The city Landmarks Preservation Commission declared the building a structure of merit in September 1999. Ruegg and Ellsworth’s appeal of the designation was denied by the City Council a month later.
At an earlier meeting, the zoning board had denied the proposed demolition of the historically designated structure and had asked to see other alternatives which would help preserve it.
A compromise suggested by the Berkeley Architectural Heritage Association (BAHA), which would retain the Blood House on the site and build a 40-unit project, was heard by the ZAB in February 2004 but then abandoned by the developers.
Ruegg & Ellsworth presented the idea of relocating the Blood House to an empty lot at 2508 Regent St. owned by developer John Gordon at a May 2004 ZAB meeting.
According to a January 2007 addendum to the project’s environmental impact report, because “the residential character of Durant Avenue has been considerably altered, moving the building to another more residential location could mitigate to a less-than-significant level impacts to this historic resource.”
“We feel that the proposed alternative offered a solution to the community,” BAHA member Leslie Emmington told the board Thursday. “As an organization, we don’t feel there has been enough discussion ... the staff conclusions don’t demonstrate that the preservation alternative is infeasible.”
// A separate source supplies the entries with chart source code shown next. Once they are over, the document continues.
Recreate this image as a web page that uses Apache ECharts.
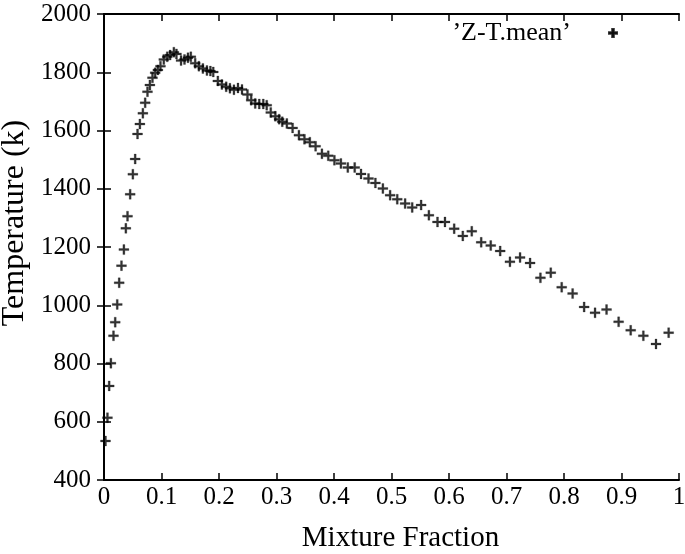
<!DOCTYPE html>
<html>
<head>
<meta charset="utf-8">
<script src="https://cdn.jsdelivr.net/npm/echarts@6/dist/echarts.min.js"></script>
<style>html,body{margin:0;padding:0;background:#fff;}#c{width:685px;height:554px;}</style>
</head>
<body>
<div id="c"></div>
<script>
const seriesName = '\u2019Z-T.mean\u2019';
const xTitle = 'Mixture Fraction';
const yTitle = 'Temperature (k)';
const mixtureFraction = [
0.0026,0.006,0.009,0.012,0.0165,0.0195,0.023,0.0264,0.0304,0.0346,0.038,0.0409,0.0455,0.0502,0.0542,0.0583,0.0624,0.0676,0.0716,0.0756,0.0798,0.0843,0.089,0.0937,0.0982,0.104,0.11,0.115,0.1215,0.126,0.134,0.14,0.146,0.151,0.1586,0.165,0.172,0.179,0.185,0.19,0.198,0.205,0.2125,0.219,0.226,0.233,0.24,0.2495,0.256,0.263,0.27,0.277,0.283,0.29,0.298,0.3046,0.31,0.318,0.328,0.339,0.3486,0.358,0.368,0.379,0.39,0.4007,0.412,0.424,0.436,0.447,0.46,0.472,0.485,0.4976,0.51,0.5237,0.536,0.5515,0.565,0.58,0.593,0.609,0.624,0.6396,0.656,0.6726,0.689,0.706,0.7236,0.741,0.759,0.777,0.796,0.815,0.835,0.854,0.874,0.895,0.916,0.938,0.96,0.982
];
const temperature = [
534,614,723,801,895,942,1003,1077,1136,1191,1264,1306,1381,1450,1502,1588,1622,1659,1695,1733,1756,1781,1798,1808,1821,1844,1853,1859,1869,1863,1840,1844,1850,1853,1831,1821,1813,1806,1804,1801,1770,1758,1750,1745,1740,1746,1741,1724,1704,1693,1691,1691,1687,1662,1649,1639,1630,1624,1609,1584,1570,1560,1546,1520,1513,1498,1487,1473,1473,1451,1435,1420,1401,1378,1364,1349,1336,1344,1309,1286,1286,1263,1238,1254,1216,1205,1186,1149,1164,1145,1094,1112,1062,1040,994,974,985,943,914,895,867,906
];
const xTicks = [0,0.1,0.2,0.3,0.4,0.5,0.6,0.7,0.8,0.9,1];
const yTicks = [400,600,800,1000,1200,1400,1600,1800,2000];

const font = 'Liberation Serif';
const plus = 'path://M4,0H6V4H10V6H6V10H4V6H0V4H4Z';
const pts = mixtureFraction.map((x, i) => [x, temperature[i]]);
const axisLine = {show: true, lineStyle: {color: '#000', width: 2}};
const tick = {show: true, inside: true, length: 7, lineStyle: {color: '#000', width: 1.5}};
const label = {color: '#000', fontFamily: font, fontSize: 25};

const chart = echarts.init(document.getElementById('c'), null, {renderer: 'canvas'});
chart.setOption({
  animation: false,
  backgroundColor: '#fff',
  grid: {left: 104, right: 6, top: 14, bottom: 74, containLabel: false, outerBoundsMode: 'none'},
  legend: {
    data: [{name: seriesName, icon: plus}],
    right: 67, top: 20, padding: 0,
    align: 'right', itemWidth: 74, itemHeight: 8,
    textStyle: {color: '#000', fontFamily: font, fontSize: 26},
    selectedMode: false
  },
  xAxis: [{
    type: 'value', min: xTicks[0], max: xTicks[xTicks.length-1], interval: 0.1,
    axisLine, axisTick: tick, splitLine: {show: false},
    axisLabel: Object.assign({margin: 5, formatter: v => String(+v.toFixed(1))}, label),
    name: xTitle, nameLocation: 'middle', nameGap: 44,
    nameTextStyle: {color: '#000', fontFamily: font, fontSize: 29, padding: [0, 0, 0, 18]}
  }, {
    type: 'value', position: 'top', min: 0, max: 1, interval: 0.1,
    axisLine, axisTick: tick, splitLine: {show: false}, axisLabel: {show: false}
  }],
  yAxis: [{
    type: 'value', min: yTicks[0], max: yTicks[yTicks.length-1], interval: 200,
    axisLine, axisTick: tick, splitLine: {show: false},
    axisLabel: Object.assign({margin: 13, formatter: v => String(v)}, label),
    name: yTitle, nameLocation: 'middle', nameGap: 56,
    nameTextStyle: {color: '#000', fontFamily: font, fontSize: 32, padding: [0, 0, 0, 48]}
  }, {
    type: 'value', position: 'right', min: 400, max: 2000, interval: 200,
    axisLine, axisTick: tick, splitLine: {show: false}, axisLabel: {show: false}
  }],
  series: [{
    name: seriesName, type: 'scatter', data: pts,
    symbol: plus, symbolSize: 10,
    itemStyle: {color: '#000', borderColor: '#000', borderWidth: 0.25}
  }]
});
</script>
</body>
</html>
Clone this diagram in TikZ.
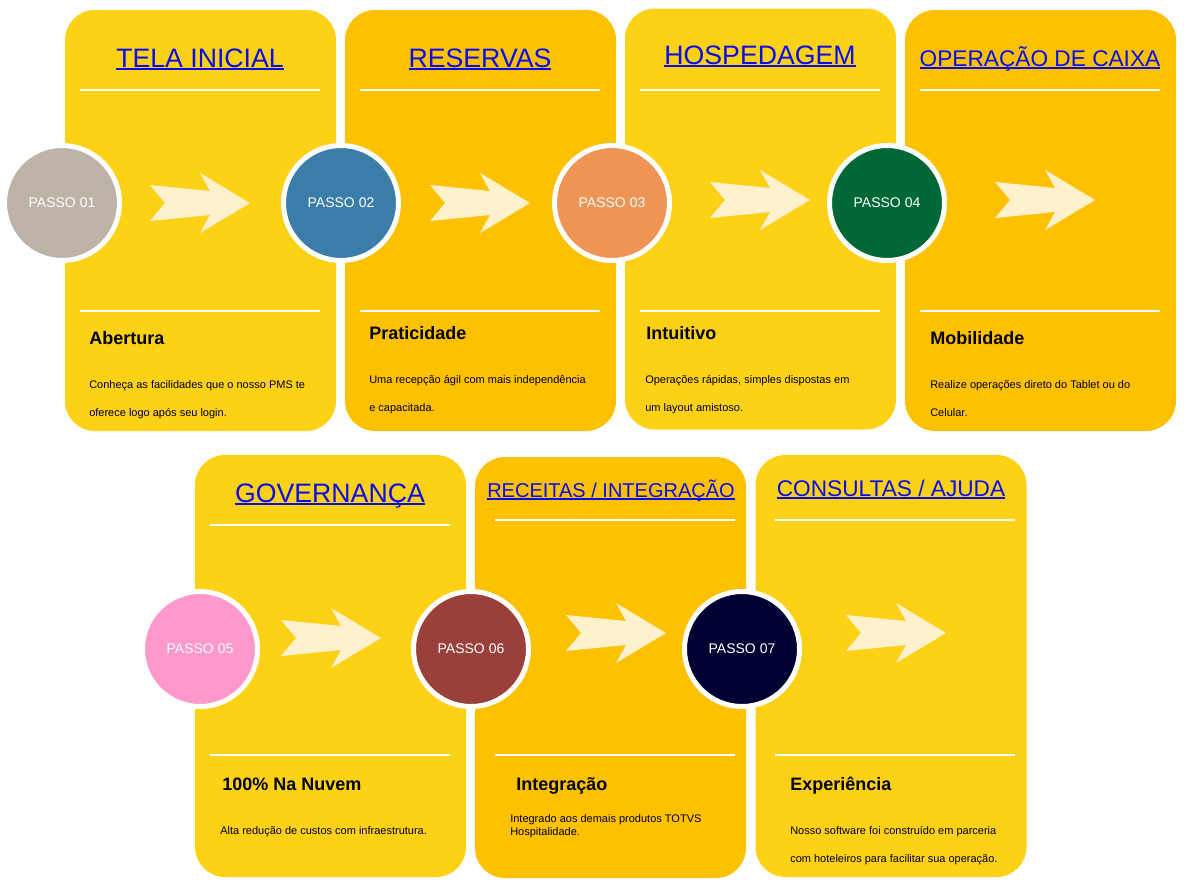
\documentclass[tikz,border=0pt]{standalone}
\usepackage{fontspec}
\setmainfont{Liberation Sans}
\usetikzlibrary{positioning}
\definecolor{cardlight}{HTML}{FDD116}
\definecolor{carddark}{HTML}{FEC100}
\definecolor{linkblue}{HTML}{0A0AEE}
\definecolor{chevcream}{HTML}{FFF1CC}
\definecolor{pA}{HTML}{BEB3A9}
\definecolor{pB}{HTML}{3A7DA9}
\definecolor{pC}{HTML}{EE9454}
\definecolor{pD}{HTML}{006837}
\definecolor{pE}{HTML}{FF99CC}
\definecolor{pF}{HTML}{99403A}
\definecolor{pG}{HTML}{000033}
\tikzstyle{card}=[rounded corners=22.5pt, minimum width=203.25pt, minimum height=315.75pt, inner sep=0pt]
\tikzstyle{light}=[card, fill=cardlight]
\tikzstyle{dark}=[card, fill=carddark]
\tikzstyle{passo}=[circle, draw=white, line width=3.75pt, minimum size=86.25pt, inner sep=0pt, text=white, font=\fontsize{10.5}{12}\selectfont]
\tikzstyle{title}=[anchor=base, text=linkblue, inner sep=0pt, font=\fontsize{20}{24}\selectfont]
\tikzstyle{sub}=[anchor=base west, inner sep=0pt, font=\bfseries\fontsize{13.5}{16}\selectfont]
\tikzstyle{desc}=[anchor=base west, align=left, inner sep=0pt, font=\fontsize{8.25}{21}\selectfont]
\tikzstyle{rule}=[draw=white, line width=1.5pt]
\newcommand{\chevron}[2]{\fill[chevcream, shift={(#1,#2)}] (-100,-18) -- (-85,0) -- (-100,18) -- (-40,12) -- (-50,30) -- (0,0) -- (-50,-30) -- (-40,-12) -- cycle;}
\newcommand{\ulink}[1]{\leavevmode\setbox0=\hbox{#1}\rlap{\copy0}\rule[-2.4pt]{\wd0}{1.4pt}}

\begin{document}
\begin{tikzpicture}[x=0.75pt, y=-0.75pt]
\useasboundingbox (0,0) rectangle (1184,885);
% first row
\node[light] (card1) at (200.5,220.5) {};
\node[dark] (card2) at (480.5,220.5) {};
\node[light] (card3) at (760.5,219) {};
\node[dark] (card4) at (1040.5,220.5) {};
% second row
\node[light, minimum height=316.5pt] (card5) at (330.5,666) {};
\node[dark] (card6) at (610.5,667.5) {};
\node[light, minimum height=316.5pt] (card7) at (891,666) {};

\draw[rule] (80,90) -- (320,90);   \draw[rule] (80,311) -- (320,311);
\draw[rule] (360,90) -- (600,90);  \draw[rule] (360,311) -- (600,311);
\draw[rule] (640,90) -- (880,90);  \draw[rule] (640,311) -- (880,311);
\draw[rule] (920,90) -- (1160,90); \draw[rule] (920,311) -- (1160,311);
\draw[rule] (210,525) -- (450,525); \draw[rule] (210,755) -- (450,755);
\draw[rule] (495,520) -- (735,520); \draw[rule] (495,755) -- (735,755);
\draw[rule] (775,520) -- (1015,520); \draw[rule] (775,755) -- (1015,755);

\node[title] (tela) at (200,67) {\ulink{TELA INICIAL}};
\node[title] (reservas) at (480,67) {\ulink{RESERVAS}};
\node[title] (hosp) at (760,64) {\ulink{HOSPEDAGEM}};
\node[title, font=\fontsize{17}{20}\selectfont] (caixa) at (1040,66) {\ulink{OPERAÇÃO DE CAIXA}};
\node[title] (gov) at (330,502) {\ulink{GOVERNANÇA}};
\node[title, font=\fontsize{15}{18}\selectfont] (receitas) at (611,497) {\ulink{RECEITAS / INTEGRAÇÃO}};
\node[title, font=\fontsize{17}{20}\selectfont] (consultas) at (891,496) {\ulink{CONSULTAS / AJUDA}};

\chevron{250}{203} \chevron{530}{203} \chevron{810}{200} \chevron{1095}{200}
\chevron{381}{638} \chevron{666}{633} \chevron{946}{633}

\node[passo, fill=pA] (p1) at (62,203) {PASSO 01};
\node[passo, fill=pB] (p2) at (341,203) {PASSO 02};
\node[passo, fill=pC] (p3) at (612,203) {PASSO 03};
\node[passo, fill=pD] (p4) at (887,203) {PASSO 04};
\node[passo, fill=pE] (p5) at (200,649) {PASSO 05};
\node[passo, fill=pF] (p6) at (471,649) {PASSO 06};
\node[passo, fill=pG] (p7) at (742,649) {PASSO 07};

\node[sub] (abertura) at (89,344) {Abertura};
\node[sub] (pratic) at (369,339) {Praticidade};
\node[sub] (intuit) at (646,339) {Intuitivo};
\node[sub] (mobil) at (930,344) {Mobilidade};
\node[sub] (nuvem) at (222,790) {100\% Na Nuvem};
\node[sub] (integ) at (516,790) {Integração};
\node[sub] (exper) at (790,790) {Experiência};

% multi-line nodes sit on their last baseline
\node[desc] (d1) at (89,416) {Conheça as facilidades que o nosso PMS te\\oferece logo após seu login.};
\node[desc] (d2) at (369,411) {Uma recepção ágil com mais independência\\e capacitada.};
\node[desc] (d3) at (645,411) {Operações rápidas, simples dispostas em\\um layout amistoso.};
\node[desc] (d4) at (930,416) {Realize operações direto do Tablet ou do\\Celular.};
\node[desc] (d5) at (220,834) {Alta redução de custos com infraestrutura.};
\node[desc, font=\fontsize{8.25}{9.75}\selectfont] (d6) at (510,835) {Integrado aos demais produtos TOTVS\\Hospitalidade.};
\node[desc] (d7) at (790,862) {Nosso software foi construído em parceria\\com hoteleiros para facilitar sua operação.};
\end{tikzpicture}
\end{document}
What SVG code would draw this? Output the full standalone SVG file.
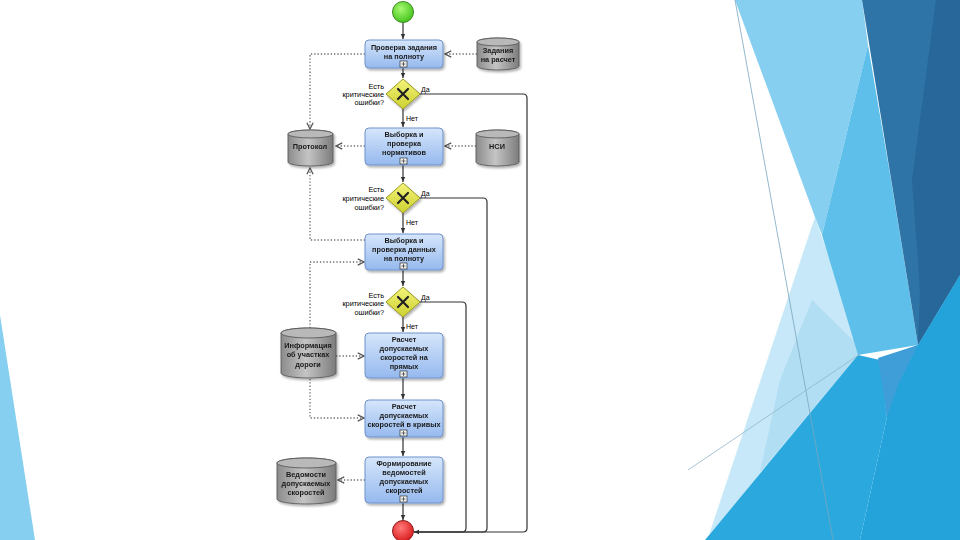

Board member Jesse Arreguin asked the zoning staff why the BAHA alternative had not been given serious consideration.
“I am for rental housing on the Southside but I have serious concerns about the process and the impact relocating it will have on the historic fabric of the neighborhood,” he said. “The reason why it was a structure of merit was to give some kind of historic character to the neighborhood,” he said.
Board member Bob Allen said the BAHA alternative had been given serious consideration.
“The proposal would cut down street frontage to less than half of what it was now,” he said. “It was a very unsatisfactory situation.”
Heafey told the board that the 40-unit preservation alternative would not have met California building codes.
Board member Terry Doran said that wrapping the Blood House with a large modern building would be offensive.
“By moving it to a new site, the historical character of the building will be kept intact,” he said.
Floor joists with steel beams will be used to lift the house from its first floor and lower it onto a trailer. The relocation is scheduled to take place on a Sunday and local traffic will be detoured to alternative routes briefly.
Plans to move the UC Berkeley-owned landmarked John Woolley House, at 2509 Haste St. to the same empty Regent Street lot are also being explored.
Gordon told the board that the Blood House would not be moved until he got a permit to move the Woolley House.